Arash, l’enfant emporté par les eaux bouillonnantes est la clef de voute symbolisant la réalité brutale, rattrapant et brisant le désir dans sa fuite en avant. Elly a disparu. Dès lors le temps s’accélère, déroule son lot de noires interrogations, se heurtant aux murs du mensonge que chacun a cru devoir ériger.

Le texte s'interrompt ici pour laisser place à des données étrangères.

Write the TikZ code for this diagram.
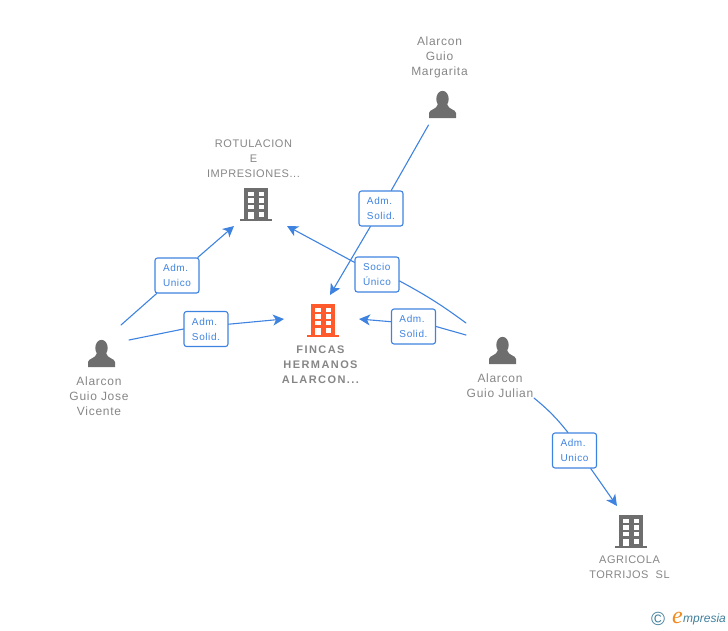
\documentclass[tikz,border=0pt]{standalone}
\usepackage{fontspec}
\setmainfont{Liberation Sans}
\newfontfamily\personfont[LetterSpace=6]{Liberation Sans}
\newfontfamily\firmfont[LetterSpace=5]{Liberation Sans}
\newfontfamily\boldfirmfont[LetterSpace=13]{Liberation Sans Bold}
\newfontfamily\tagfont[LetterSpace=6]{Liberation Sans}
\newfontfamily\logofont{Liberation Serif Italic}
\usetikzlibrary{arrows.meta}
\definecolor{linkBlue}{HTML}{3F83E0}
\definecolor{iconGrey}{HTML}{6E6E6E}
\definecolor{textGrey}{HTML}{868686}
\definecolor{firmOrange}{HTML}{FF5A2B}
\definecolor{logoTeal}{HTML}{3F7F9C}
\definecolor{logoOrange}{HTML}{F28A1E}
\tikzset{
    link/.style={draw=linkBlue, line width=1.1pt},
    arrowLink/.style={link, -{Stealth[length=11pt,width=11pt,inset=3pt]}},
    tagBox/.style={draw=linkBlue, line width=1.1pt, rounded corners=2.5pt, fill=white,
        minimum width=44pt, minimum height=35pt, inner sep=0pt, align=left,
        text=linkBlue, font=\tagfont\fontsize{10}{15}\selectfont},
    personLabel/.style={align=center, inner sep=0pt, text=textGrey,
        font=\personfont\fontsize{12}{15}\selectfont},
    firmLabel/.style={align=center, inner sep=0pt, text=textGrey,
        font=\firmfont\fontsize{11}{15}\selectfont},
    pics/personIcon/.style={code={
        \fill[iconGrey] (0,0) ellipse (6.2 and 8.2);
        \fill[iconGrey] (-13.5,19) -- (-13.5,14) .. controls (-13,10) and (-6,11) .. (-4.5,5)
            -- (4.5,5) .. controls (6,11) and (13,10) .. (13.5,14) -- (13.5,19) -- cycle;
    }},
    pics/firmIcon/.style={code={
        \fill[#1] (-12,0) rectangle (12,31);
        \fill[#1] (-16,30.5) rectangle (16,33);
        \foreach \y in {3.5,10,16.5} {
            \fill[white] (-8,\y) rectangle (-2.5,\y+4.5);
            \fill[white] (2.5,\y) rectangle (8,\y+4.5);
        }
        \fill[white] (-8,23.5) rectangle (-2.5,31);
        \fill[white] (2.5,23.5) rectangle (8,28.5);
    }},
}
\begin{document}
\begin{tikzpicture}[x=1pt, y=-1pt, line cap=round, line join=round]
    \useasboundingbox (0,0) rectangle (728,630);

    % Icons
    \pic at (442.5,99) {personIcon};
    \pic at (502.5,345) {personIcon};
    \pic at (101.5,348) {personIcon};
    \pic at (256,188) {firmIcon=iconGrey};
    \pic at (323,304) {firmIcon=firmOrange};
    \pic at (631,515) {firmIcon=iconGrey};

    % Names
    \node[personLabel] (margarita) at (439.5,57.5) {Alarcon\\Guio\\Margarita};
    \node[personLabel] (julian) at (500,385.5) {Alarcon\\Guio Julian};
    \node[personLabel] (vicente) at (99,396) {Alarcon\\Guio Jose\\Vicente};
    \node[firmLabel] (rotulacion) at (253.5,159) {ROTULACION\\E\\IMPRESIONES...};
    \node[firmLabel, font=\boldfirmfont\fontsize{11}{15}\selectfont] (fincas) at (320.5,365) {FINCAS\\HERMANOS\\ALARCON...};
    \node[firmLabel] (agricola) at (629.5,567.5) {AGRICOLA\\TORRIJOS\ \ SL};

    % Link labels
    \node[tagBox] (tagMargarita) at (381,208.5) {Adm.\\Solid.};
    \node[tagBox] (tagSocio) at (377,274.5) {Socio\\Único};
    \node[tagBox] (tagJulian) at (413.5,326.5) {Adm.\\Solid.};
    \node[tagBox] (tagVicenteR) at (177,275.5) {Adm.\\Unico};
    \node[tagBox] (tagVicenteF) at (206,329) {Adm.\\Solid.};
    \node[tagBox] (tagAgricola) at (574.5,450.5) {Adm.\\Unico};

    % Free ends of the links
    \coordinate (margaritaOut) at (428.5,125);
    \coordinate (julianOutA) at (466,323);
    \coordinate (julianOutB) at (466,335);
    \coordinate (julianOutC) at (534,398);
    \coordinate (vicenteOutA) at (121,325);
    \coordinate (vicenteOutB) at (129,340);
    \coordinate (rotulacionInA) at (234,226);
    \coordinate (rotulacionInB) at (287,226);
    \coordinate (fincasInA) at (330,295);
    \coordinate (fincasInB) at (284,319);
    \coordinate (fincasInC) at (359,319);
    \coordinate (agricolaIn) at (617,506);

    % Links
    \draw[link] (margaritaOut) -- (tagMargarita);
    \draw[arrowLink] (tagMargarita) -- (fincasInA);
    \draw[link] (julianOutA) to[bend right=4] (tagSocio.-16);
    \draw[arrowLink] (tagSocio) -- (rotulacionInB);
    \draw[link] (julianOutB) -- (tagJulian.east);
    \draw[arrowLink] (tagJulian.168) -- (fincasInC);
    \draw[link] (julianOutC) to[bend left=6] (tagAgricola.110);
    \draw[arrowLink] (tagAgricola.-48) -- (agricolaIn);
    \draw[link] (vicenteOutA) -- (tagVicenteR);
    \draw[arrowLink] (tagVicenteR) -- (rotulacionInA);
    \draw[link] (vicenteOutB) -- (tagVicenteF.west);
    \draw[arrowLink] (tagVicenteF.12) -- (fincasInB);

    % Logo
    \node[text=logoTeal, inner sep=0pt, font=\fontsize{19}{19}\selectfont] (logoMark) at (658,619) {\textcopyright};
    \node[text=logoOrange, inner sep=0pt, font=\logofont\fontsize{24}{24}\selectfont] (logoInitial) at (677.5,618) {e};
    \node[text=logoTeal, inner sep=0pt, anchor=west, font=\itshape\fontsize{12}{12}\selectfont] (logoWord) at (683,619.5) {mpresia};
\end{tikzpicture}
\end{document}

L’eau gronde entrant jusque dans la maison, troubler les derniers fondements restés debouts, et disloque la communauté. Devenue scène dépouillée pour le théâtre des vies en désaffection, presque vide, la maison se remplit d’un seul tenant. Aux chants, jeux, et rires, succèdent cris, palabres et colère. L’attente est martelée par le fracas de l’eau, froide et gluante, qui a finalement rassemblé les esprit. Tout part en vrille. Soudain les gardes-fous ont disparu. La peur humide et noire sourd dans les paroles, accroissant l’angoisse, liquide et brûlante. Un plomb, épais et pesant s’infiltre dans les moindres replis.
Elly est elle partie? Nous allons apprendre au fil des masques qui tombent, les raisons de son silence, de son mystère, sa vie. C’est là qu’un homme entre en scène, disant être le frère d’Elly.
Le bonheur aurait-il trouvé à s’incarner dans la compassion et l’empathie? Dans une joie simple que l’on s’invente, tenant lieu de liberté à défaut de pouvoir exercer son être en libre-penseur. Sepideh réalisera à son corps défendant, une fois de plus, une fois de trop, que l’on n’exprime pas son moi profond sans le payer chèrement. Et nous restons là, dans une folle espérance, cramponnés au désir de savoir.. jusqu’où?
La vie est une maison vide que l’on remplit, d’attentes, de désir et d’espoirs fous, et l’on regarde à travers les vitres, filtres et tabous, s’ébattrent les rêves sans nous.